— begin DATA SEGMENT —
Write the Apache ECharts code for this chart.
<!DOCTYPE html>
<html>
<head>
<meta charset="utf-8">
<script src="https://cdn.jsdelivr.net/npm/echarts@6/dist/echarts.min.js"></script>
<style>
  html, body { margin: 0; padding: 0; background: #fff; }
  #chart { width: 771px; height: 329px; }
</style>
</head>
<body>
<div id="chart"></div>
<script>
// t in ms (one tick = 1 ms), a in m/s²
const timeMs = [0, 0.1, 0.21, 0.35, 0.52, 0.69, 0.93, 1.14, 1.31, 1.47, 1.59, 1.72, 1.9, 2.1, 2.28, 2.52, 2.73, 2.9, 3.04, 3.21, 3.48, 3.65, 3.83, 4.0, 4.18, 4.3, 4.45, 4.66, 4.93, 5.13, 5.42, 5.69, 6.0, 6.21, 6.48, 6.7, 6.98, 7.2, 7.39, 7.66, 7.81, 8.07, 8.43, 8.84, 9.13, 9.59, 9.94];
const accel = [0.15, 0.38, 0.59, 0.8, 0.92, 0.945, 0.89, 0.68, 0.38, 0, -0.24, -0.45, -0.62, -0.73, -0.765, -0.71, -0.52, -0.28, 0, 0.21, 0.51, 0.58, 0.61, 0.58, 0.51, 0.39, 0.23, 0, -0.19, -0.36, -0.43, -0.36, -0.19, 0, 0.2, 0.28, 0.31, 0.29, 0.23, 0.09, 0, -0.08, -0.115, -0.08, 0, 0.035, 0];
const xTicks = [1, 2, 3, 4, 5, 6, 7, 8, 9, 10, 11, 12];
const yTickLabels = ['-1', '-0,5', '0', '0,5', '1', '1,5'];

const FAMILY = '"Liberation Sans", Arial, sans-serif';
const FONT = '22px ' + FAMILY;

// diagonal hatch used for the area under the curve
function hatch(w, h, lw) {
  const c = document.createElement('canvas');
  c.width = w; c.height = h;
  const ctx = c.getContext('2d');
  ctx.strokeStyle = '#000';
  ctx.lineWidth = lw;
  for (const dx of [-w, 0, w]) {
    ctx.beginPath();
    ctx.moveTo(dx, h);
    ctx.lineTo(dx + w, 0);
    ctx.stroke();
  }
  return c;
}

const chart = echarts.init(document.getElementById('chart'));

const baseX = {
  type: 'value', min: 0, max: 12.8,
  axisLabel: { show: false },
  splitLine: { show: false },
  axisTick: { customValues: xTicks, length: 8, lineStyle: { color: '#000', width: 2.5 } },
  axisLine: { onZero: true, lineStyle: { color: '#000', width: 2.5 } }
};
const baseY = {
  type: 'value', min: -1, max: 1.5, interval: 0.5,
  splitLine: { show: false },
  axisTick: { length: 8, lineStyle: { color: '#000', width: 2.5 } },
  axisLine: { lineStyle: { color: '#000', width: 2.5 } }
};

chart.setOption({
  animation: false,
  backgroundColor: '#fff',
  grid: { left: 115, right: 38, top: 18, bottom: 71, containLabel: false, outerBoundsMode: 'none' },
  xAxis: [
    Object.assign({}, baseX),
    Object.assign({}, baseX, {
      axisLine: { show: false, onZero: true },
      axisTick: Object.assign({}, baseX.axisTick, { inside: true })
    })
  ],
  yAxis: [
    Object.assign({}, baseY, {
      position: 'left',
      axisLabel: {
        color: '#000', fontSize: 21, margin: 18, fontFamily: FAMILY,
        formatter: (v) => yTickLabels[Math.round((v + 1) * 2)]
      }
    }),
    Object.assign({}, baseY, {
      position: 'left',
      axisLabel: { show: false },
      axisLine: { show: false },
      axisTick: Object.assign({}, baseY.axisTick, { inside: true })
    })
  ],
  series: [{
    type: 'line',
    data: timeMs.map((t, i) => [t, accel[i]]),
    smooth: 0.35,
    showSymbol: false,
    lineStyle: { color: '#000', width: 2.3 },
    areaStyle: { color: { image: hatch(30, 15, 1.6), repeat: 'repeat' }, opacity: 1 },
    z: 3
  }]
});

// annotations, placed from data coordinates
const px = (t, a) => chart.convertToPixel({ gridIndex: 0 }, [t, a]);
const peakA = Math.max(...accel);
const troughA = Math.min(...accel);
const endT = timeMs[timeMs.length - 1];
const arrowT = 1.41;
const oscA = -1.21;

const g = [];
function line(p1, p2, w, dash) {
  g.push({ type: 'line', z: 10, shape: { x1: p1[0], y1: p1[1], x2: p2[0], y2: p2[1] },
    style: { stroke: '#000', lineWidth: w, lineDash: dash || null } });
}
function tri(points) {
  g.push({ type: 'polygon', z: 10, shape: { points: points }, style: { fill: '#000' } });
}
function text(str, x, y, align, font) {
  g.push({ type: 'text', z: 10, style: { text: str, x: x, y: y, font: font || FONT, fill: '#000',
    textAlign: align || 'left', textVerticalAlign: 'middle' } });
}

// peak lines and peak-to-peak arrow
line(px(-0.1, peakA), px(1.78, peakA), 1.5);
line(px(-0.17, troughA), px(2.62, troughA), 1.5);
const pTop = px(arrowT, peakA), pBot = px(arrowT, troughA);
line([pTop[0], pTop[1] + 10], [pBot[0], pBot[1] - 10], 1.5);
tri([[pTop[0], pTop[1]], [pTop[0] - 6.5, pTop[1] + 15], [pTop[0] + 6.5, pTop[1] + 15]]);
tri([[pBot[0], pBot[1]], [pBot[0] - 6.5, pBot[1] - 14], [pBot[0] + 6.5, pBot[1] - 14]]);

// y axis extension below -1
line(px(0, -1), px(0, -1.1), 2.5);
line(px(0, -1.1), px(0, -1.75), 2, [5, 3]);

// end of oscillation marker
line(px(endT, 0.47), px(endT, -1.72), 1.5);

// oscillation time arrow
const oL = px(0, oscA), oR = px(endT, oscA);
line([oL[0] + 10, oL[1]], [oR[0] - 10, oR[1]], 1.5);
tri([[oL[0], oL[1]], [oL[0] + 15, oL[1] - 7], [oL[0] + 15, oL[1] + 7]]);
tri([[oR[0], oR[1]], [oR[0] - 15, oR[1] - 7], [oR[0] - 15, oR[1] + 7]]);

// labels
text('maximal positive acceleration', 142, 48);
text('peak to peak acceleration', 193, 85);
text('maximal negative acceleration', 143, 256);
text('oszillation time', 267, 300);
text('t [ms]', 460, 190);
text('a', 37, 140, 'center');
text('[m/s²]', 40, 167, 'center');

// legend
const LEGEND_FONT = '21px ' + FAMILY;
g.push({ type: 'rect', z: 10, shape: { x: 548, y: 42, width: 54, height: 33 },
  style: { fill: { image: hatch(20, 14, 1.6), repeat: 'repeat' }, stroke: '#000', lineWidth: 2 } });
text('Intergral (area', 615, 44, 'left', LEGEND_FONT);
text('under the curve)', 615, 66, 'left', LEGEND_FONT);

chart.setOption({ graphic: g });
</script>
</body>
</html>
— end DATA SEGMENT —
WHAT YOU SHOULD DO: Repeat the data verbatim.

RESULT FOR THIS TASK:
Write the Apache ECharts code for this chart.
<!DOCTYPE html>
<html>
<head>
<meta charset="utf-8">
<script src="https://cdn.jsdelivr.net/npm/echarts@6/dist/echarts.min.js"></script>
<style>
  html, body { margin: 0; padding: 0; background: #fff; }
  #chart { width: 771px; height: 329px; }
</style>
</head>
<body>
<div id="chart"></div>
<script>
// t in ms (one tick = 1 ms), a in m/s²
const timeMs = [0, 0.1, 0.21, 0.35, 0.52, 0.69, 0.93, 1.14, 1.31, 1.47, 1.59, 1.72, 1.9, 2.1, 2.28, 2.52, 2.73, 2.9, 3.04, 3.21, 3.48, 3.65, 3.83, 4.0, 4.18, 4.3, 4.45, 4.66, 4.93, 5.13, 5.42, 5.69, 6.0, 6.21, 6.48, 6.7, 6.98, 7.2, 7.39, 7.66, 7.81, 8.07, 8.43, 8.84, 9.13, 9.59, 9.94];
const accel = [0.15, 0.38, 0.59, 0.8, 0.92, 0.945, 0.89, 0.68, 0.38, 0, -0.24, -0.45, -0.62, -0.73, -0.765, -0.71, -0.52, -0.28, 0, 0.21, 0.51, 0.58, 0.61, 0.58, 0.51, 0.39, 0.23, 0, -0.19, -0.36, -0.43, -0.36, -0.19, 0, 0.2, 0.28, 0.31, 0.29, 0.23, 0.09, 0, -0.08, -0.115, -0.08, 0, 0.035, 0];
const xTicks = [1, 2, 3, 4, 5, 6, 7, 8, 9, 10, 11, 12];
const yTickLabels = ['-1', '-0,5', '0', '0,5', '1', '1,5'];

const FAMILY = '"Liberation Sans", Arial, sans-serif';
const FONT = '22px ' + FAMILY;

// diagonal hatch used for the area under the curve
function hatch(w, h, lw) {
  const c = document.createElement('canvas');
  c.width = w; c.height = h;
  const ctx = c.getContext('2d');
  ctx.strokeStyle = '#000';
  ctx.lineWidth = lw;
  for (const dx of [-w, 0, w]) {
    ctx.beginPath();
    ctx.moveTo(dx, h);
    ctx.lineTo(dx + w, 0);
    ctx.stroke();
  }
  return c;
}

const chart = echarts.init(document.getElementById('chart'));

const baseX = {
  type: 'value', min: 0, max: 12.8,
  axisLabel: { show: false },
  splitLine: { show: false },
  axisTick: { customValues: xTicks, length: 8, lineStyle: { color: '#000', width: 2.5 } },
  axisLine: { onZero: true, lineStyle: { color: '#000', width: 2.5 } }
};
const baseY = {
  type: 'value', min: -1, max: 1.5, interval: 0.5,
  splitLine: { show: false },
  axisTick: { length: 8, lineStyle: { color: '#000', width: 2.5 } },
  axisLine: { lineStyle: { color: '#000', width: 2.5 } }
};

chart.setOption({
  animation: false,
  backgroundColor: '#fff',
  grid: { left: 115, right: 38, top: 18, bottom: 71, containLabel: false, outerBoundsMode: 'none' },
  xAxis: [
    Object.assign({}, baseX),
    Object.assign({}, baseX, {
      axisLine: { show: false, onZero: true },
      axisTick: Object.assign({}, baseX.axisTick, { inside: true })
    })
  ],
  yAxis: [
    Object.assign({}, baseY, {
      position: 'left',
      axisLabel: {
        color: '#000', fontSize: 21, margin: 18, fontFamily: FAMILY,
        formatter: (v) => yTickLabels[Math.round((v + 1) * 2)]
      }
    }),
    Object.assign({}, baseY, {
      position: 'left',
      axisLabel: { show: false },
      axisLine: { show: false },
      axisTick: Object.assign({}, baseY.axisTick, { inside: true })
    })
  ],
  series: [{
    type: 'line',
    data: timeMs.map((t, i) => [t, accel[i]]),
    smooth: 0.35,
    showSymbol: false,
    lineStyle: { color: '#000', width: 2.3 },
    areaStyle: { color: { image: hatch(30, 15, 1.6), repeat: 'repeat' }, opacity: 1 },
    z: 3
  }]
});

// annotations, placed from data coordinates
const px = (t, a) => chart.convertToPixel({ gridIndex: 0 }, [t, a]);
const peakA = Math.max(...accel);
const troughA = Math.min(...accel);
const endT = timeMs[timeMs.length - 1];
const arrowT = 1.41;
const oscA = -1.21;

const g = [];
function line(p1, p2, w, dash) {
  g.push({ type: 'line', z: 10, shape: { x1: p1[0], y1: p1[1], x2: p2[0], y2: p2[1] },
    style: { stroke: '#000', lineWidth: w, lineDash: dash || null } });
}
function tri(points) {
  g.push({ type: 'polygon', z: 10, shape: { points: points }, style: { fill: '#000' } });
}
function text(str, x, y, align, font) {
  g.push({ type: 'text', z: 10, style: { text: str, x: x, y: y, font: font || FONT, fill: '#000',
    textAlign: align || 'left', textVerticalAlign: 'middle' } });
}

// peak lines and peak-to-peak arrow
line(px(-0.1, peakA), px(1.78, peakA), 1.5);
line(px(-0.17, troughA), px(2.62, troughA), 1.5);
const pTop = px(arrowT, peakA), pBot = px(arrowT, troughA);
line([pTop[0], pTop[1] + 10], [pBot[0], pBot[1] - 10], 1.5);
tri([[pTop[0], pTop[1]], [pTop[0] - 6.5, pTop[1] + 15], [pTop[0] + 6.5, pTop[1] + 15]]);
tri([[pBot[0], pBot[1]], [pBot[0] - 6.5, pBot[1] - 14], [pBot[0] + 6.5, pBot[1] - 14]]);

// y axis extension below -1
line(px(0, -1), px(0, -1.1), 2.5);
line(px(0, -1.1), px(0, -1.75), 2, [5, 3]);

// end of oscillation marker
line(px(endT, 0.47), px(endT, -1.72), 1.5);

// oscillation time arrow
const oL = px(0, oscA), oR = px(endT, oscA);
line([oL[0] + 10, oL[1]], [oR[0] - 10, oR[1]], 1.5);
tri([[oL[0], oL[1]], [oL[0] + 15, oL[1] - 7], [oL[0] + 15, oL[1] + 7]]);
tri([[oR[0], oR[1]], [oR[0] - 15, oR[1] - 7], [oR[0] - 15, oR[1] + 7]]);

// labels
text('maximal positive acceleration', 142, 48);
text('peak to peak acceleration', 193, 85);
text('maximal negative acceleration', 143, 256);
text('oszillation time', 267, 300);
text('t [ms]', 460, 190);
text('a', 37, 140, 'center');
text('[m/s²]', 40, 167, 'center');

// legend
const LEGEND_FONT = '21px ' + FAMILY;
g.push({ type: 'rect', z: 10, shape: { x: 548, y: 42, width: 54, height: 33 },
  style: { fill: { image: hatch(20, 14, 1.6), repeat: 'repeat' }, stroke: '#000', lineWidth: 2 } });
text('Intergral (area', 615, 44, 'left', LEGEND_FONT);
text('under the curve)', 615, 66, 'left', LEGEND_FONT);

chart.setOption({ graphic: g });
</script>
</body>
</html>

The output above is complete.